### Job
Can you set down, exactly as they appear below, the lines from the opening of the material through the one bearing "0.447, 0.252, 58.3, 207, 243, 351, 648, 879, 1064, 1291];", minus the pictures?

### Stored data
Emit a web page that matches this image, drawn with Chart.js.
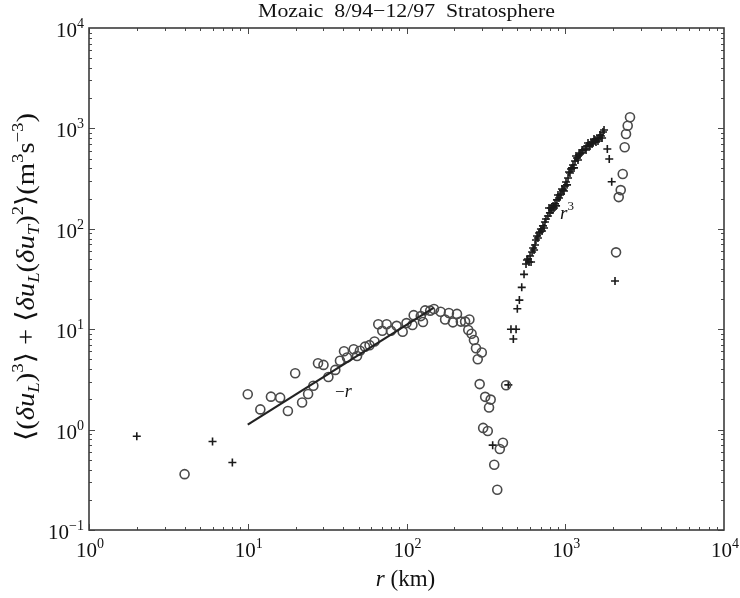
<!DOCTYPE html>
<html><head><meta charset="utf-8">
<script src="https://cdn.jsdelivr.net/npm/chart.js@4.4.1/dist/chart.umd.min.js"></script>
<style>html,body{margin:0;padding:0;background:#fff;}canvas{display:block;}</style>
</head><body>
<canvas id="c" width="740" height="598"></canvas>
<script>
// ---- data (r in km, value in m^3 s^-3) ----
const rCircles = [4.0, 10.0, 12.0, 14.0, 16.0, 17.9, 19.9, 22.0, 24.0, 25.9, 27.7, 30.0, 32.2, 35.6, 38.1, 40.4, 42.2, 46.5, 48.8, 50.9,
  54.8, 58.5, 62.9, 66.4, 70.4, 75.0, 79.8, 86.7, 94.6, 100, 109, 111, 123, 127, 131, 141, 149, 164, 175, 185,
  196, 208, 220, 234, 249, 245, 257, 266, 274, 298, 281, 289, 313, 339, 331, 304, 325, 424, 405, 387,
  357, 373, 2089, 2172, 2236, 2302, 2368, 2414, 2474, 2558];
const vCircles = [0.36, 2.25, 1.59, 2.13, 2.08, 1.53, 3.64, 1.86, 2.26, 2.73, 4.58, 4.41, 3.34, 3.93, 4.85, 6.04, 5.22, 6.31, 5.41, 6.11,
  6.70, 6.94, 7.54, 11.2, 9.66, 11.2, 9.66, 10.8, 9.44, 11.5, 11.0, 13.8, 13.5, 11.8, 15.4, 15.3, 15.9, 14.9, 12.5, 14.5,
  11.7, 14.2, 11.9, 11.9, 12.5, 9.82, 9.02, 7.80, 6.45, 5.86, 5.02, 2.84, 2.12, 1.99, 1.66, 1.04, 0.97, 2.77, 0.74, 0.64,
  0.447, 0.252, 58.3, 207, 243, 351, 648, 879, 1064, 1291];

const rCrosses = [2.0, 6.0, 8.0, 349, 438, 455, 490, 471, 499, 514, 532, 550,
  566, 574, 591, 600, 618, 627, 645, 654, 673, 693, 703, 724, 745, 756, 778, 801, 825, 838, 862, 887, 913, 940,
  968, 996, 1011, 1041, 1071, 1087, 1119, 1152, 1186, 1221, 1257, 1294, 1332, 1371, 1412, 1453, 1496, 1539, 1585, 1632, 1679, 1729,
  609, 664, 714, 790, 875, 954, 1026, 1135, 1239, 1432, 1608,
  582, 636, 684, 735, 813, 849, 900, 927, 982, 1056, 1104, 1169, 1203, 1276, 1352, 1391, 1475, 1517, 1562, 1655, 1706, 1755,
  1841, 1893, 1962, 2058];
const vCrosses = [0.86, 0.76, 0.47, 0.70, 2.79, 10.0, 10.0, 7.98, 16.0, 19.5, 26.1, 35.2,
  44.6, 48.9, 46.7, 53.6, 58.7, 64.4, 69.0, 77.3, 81.0, 92.9, 99.5, 107, 117, 125, 134, 144, 154, 169, 177, 194, 203, 222,
  243, 267, 293, 321, 360, 394, 432, 474, 508, 544, 569, 610, 624, 668, 684, 716, 733, 767, 785, 803, 841, 921,
  46.7, 84.7, 95.1, 161, 169, 249, 274, 404, 556, 668, 750,
  50.0, 61.5, 90.8, 102, 161, 161, 217, 217, 238, 368, 404, 531, 484, 610, 610, 716, 699, 785, 733, 859, 802, 964,
  624, 496, 294, 30.2];

const rFit = [10, 148];
const vFit = [1.12, 16.3];

const xDecades = [0, 1, 2, 3, 4];
const yDecades = [-1, 0, 1, 2, 3, 4];
const titleText = 'Mozaic  8/94\u221212/97  Stratosphere';

// ---- drawing helpers ----
const SERIF = "'Liberation Serif','DejaVu Serif','Times New Roman',serif";
function fnt(sz, it) { return (it ? 'italic ' : '') + sz + 'px ' + SERIF; }
function runsWidth(ctx, runs) {
  let w = 0;
  for (const r of runs) { ctx.font = fnt(r[2], r[1]); w += ctx.measureText(r[0]).width; }
  return w;
}
function drawRuns(ctx, runs, x, y, align) {
  const w = runsWidth(ctx, runs);
  let cx = align === 'center' ? x - w / 2 : align === 'right' ? x - w : x;
  ctx.textAlign = 'left'; ctx.textBaseline = 'alphabetic';
  for (const r of runs) {
    ctx.font = fnt(r[2], r[1]);
    ctx.fillText(r[0], cx, y + r[3]);
    cx += ctx.measureText(r[0]).width;
  }
}
// draw runs centred at (cx, y), stretched along the baseline to a given length
function drawRunsFit(ctx, runs, cx, y, len) {
  const w = runsWidth(ctx, runs);
  ctx.save();
  ctx.translate(cx - len / 2, y);
  ctx.scale(len / w, 1);
  drawRuns(ctx, runs, 0, 0, 'left');
  ctx.restore();
}
function supLabel(d) { return d < 0 ? '\u2212' + (-d) : String(d); }

const decor = {
  id: 'decor',
  afterDraw(chart) {
    const ctx = chart.ctx, a = chart.chartArea, xs = chart.scales.x, ys = chart.scales.y;
    ctx.save();
    // ticks (inward, all four sides)
    ctx.strokeStyle = '#4a4a4a'; ctx.lineWidth = 1;
    ctx.beginPath();
    for (let d = 0; d <= 3; d++) for (let m = 1; m <= 9; m++) {
      const px = Math.round(xs.getPixelForValue(m * Math.pow(10, d))) + 0.5;
      const len = m === 1 ? 6 : 3;
      ctx.moveTo(px, a.bottom); ctx.lineTo(px, a.bottom - len);
      ctx.moveTo(px, a.top); ctx.lineTo(px, a.top + len);
    }
    for (let d = -1; d <= 3; d++) for (let m = 1; m <= 9; m++) {
      const py = Math.round(ys.getPixelForValue(m * Math.pow(10, d))) + 0.5;
      const len = m === 1 ? 6 : 3;
      ctx.moveTo(a.left, py); ctx.lineTo(a.left + len, py);
      ctx.moveTo(a.right, py); ctx.lineTo(a.right - len, py);
    }
    ctx.stroke();
    // frame
    ctx.lineWidth = 1.6; ctx.strokeStyle = '#3c3c3c';
    ctx.strokeRect(a.left, a.top, a.right - a.left, a.bottom - a.top);

    ctx.fillStyle = '#111';
    // x tick labels
    for (const d of xDecades) {
      const px = xs.getPixelForValue(Math.pow(10, d));
      drawRuns(ctx, [['10', false, 21, 0], [supLabel(d), false, 14, -9]], px + 1, a.bottom + 27, 'center');
    }
    // y tick labels
    for (const d of yDecades) {
      const py = ys.getPixelForValue(Math.pow(10, d));
      drawRuns(ctx, [['10', false, 21, 0], [supLabel(d), false, 14, -9]], a.left - 5, py + 9, 'right');
    }
    // title
    drawRunsFit(ctx, [[titleText, false, 19, 0]], 406.5, 17, 297);
    // x axis title
    drawRuns(ctx, [['r', true, 23, 0], [' (km)', false, 23, 0]], (a.left + a.right) / 2 - 1, 586, 'center');
    // y axis title (rotated)
    const yRuns = [
      ['\u27E8(', false, 26, 0], ['\u03B4', true, 26, 0], ['u', true, 26, 0], ['L', true, 17, 5], [')', false, 26, 0], ['3', false, 17, -11],
      ['\u27E9 + \u27E8', false, 26, 0], ['\u03B4', true, 26, 0], ['u', true, 26, 0], ['L', true, 17, 5], ['(', false, 26, 0],
      ['\u03B4', true, 26, 0], ['u', true, 26, 0], ['T', true, 17, 5], [')', false, 26, 0], ['2', false, 17, -11],
      ['\u27E9(m', false, 26, 0], ['3', false, 17, -11], ['s', false, 26, 0], ['\u22123', false, 17, -11], [')', false, 26, 0]
    ];
    ctx.save();
    ctx.translate(34, 277);
    ctx.rotate(-Math.PI / 2);
    drawRunsFit(ctx, yRuns, 0, 0, 328);
    ctx.restore();
    // slope annotations
    const p1x = xs.getPixelForValue(35.5), p1y = ys.getPixelForValue(2.11);
    drawRuns(ctx, [['\u2212', false, 17, 0], ['r', true, 18, 0]], p1x, p1y, 'left');
    const p2x = xs.getPixelForValue(927), p2y = ys.getPixelForValue(125);
    drawRuns(ctx, [['r', true, 19, 0], ['3', false, 13, -9]], p2x, p2y, 'left');
    ctx.restore();
  }
};

new Chart(document.getElementById('c'), {
  type: 'scatter',
  data: {
    datasets: [
      { label: 'fit', type: 'line', data: rFit.map((r, i) => ({ x: r, y: vFit[i] })),
        borderColor: '#222', borderWidth: 2.2, pointRadius: 0, fill: false, showLine: true },
      { label: 'circles', data: rCircles.map((r, i) => ({ x: r, y: vCircles[i] })),
        pointStyle: 'circle', pointRadius: 4.5, borderColor: '#4a4a4a', backgroundColor: 'rgba(0,0,0,0)', borderWidth: 1.6 },
      { label: 'crosses', data: rCrosses.map((r, i) => ({ x: r, y: vCrosses[i] })),
        pointStyle: 'cross', pointRadius: 4, borderColor: '#1a1a1a', backgroundColor: '#1a1a1a', borderWidth: 1.6 }
    ]
  },
  options: {
    responsive: false, animation: false, devicePixelRatio: 1,
    layout: { padding: { left: 89, right: 16, top: 28, bottom: 68 } },
    plugins: { legend: { display: false }, tooltip: { enabled: false } },
    scales: {
      x: { type: 'logarithmic', min: 1, max: 10000, display: false },
      y: { type: 'logarithmic', min: 0.1, max: 10000, display: false }
    }
  },
  plugins: [decor]
});
</script>
</body></html>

### Exercise solution
Emit a web page that matches this image, drawn with Chart.js.
<!DOCTYPE html>
<html><head><meta charset="utf-8">
<script src="https://cdn.jsdelivr.net/npm/chart.js@4.4.1/dist/chart.umd.min.js"></script>
<style>html,body{margin:0;padding:0;background:#fff;}canvas{display:block;}</style>
</head><body>
<canvas id="c" width="740" height="598"></canvas>
<script>
// ---- data (r in km, value in m^3 s^-3) ----
const rCircles = [4.0, 10.0, 12.0, 14.0, 16.0, 17.9, 19.9, 22.0, 24.0, 25.9, 27.7, 30.0, 32.2, 35.6, 38.1, 40.4, 42.2, 46.5, 48.8, 50.9,
  54.8, 58.5, 62.9, 66.4, 70.4, 75.0, 79.8, 86.7, 94.6, 100, 109, 111, 123, 127, 131, 141, 149, 164, 175, 185,
  196, 208, 220, 234, 249, 245, 257, 266, 274, 298, 281, 289, 313, 339, 331, 304, 325, 424, 405, 387,
  357, 373, 2089, 2172, 2236, 2302, 2368, 2414, 2474, 2558];
const vCircles = [0.36, 2.25, 1.59, 2.13, 2.08, 1.53, 3.64, 1.86, 2.26, 2.73, 4.58, 4.41, 3.34, 3.93, 4.85, 6.04, 5.22, 6.31, 5.41, 6.11,
  6.70, 6.94, 7.54, 11.2, 9.66, 11.2, 9.66, 10.8, 9.44, 11.5, 11.0, 13.8, 13.5, 11.8, 15.4, 15.3, 15.9, 14.9, 12.5, 14.5,
  11.7, 14.2, 11.9, 11.9, 12.5, 9.82, 9.02, 7.80, 6.45, 5.86, 5.02, 2.84, 2.12, 1.99, 1.66, 1.04, 0.97, 2.77, 0.74, 0.64,
  0.447, 0.252, 58.3, 207, 243, 351, 648, 879, 1064, 1291];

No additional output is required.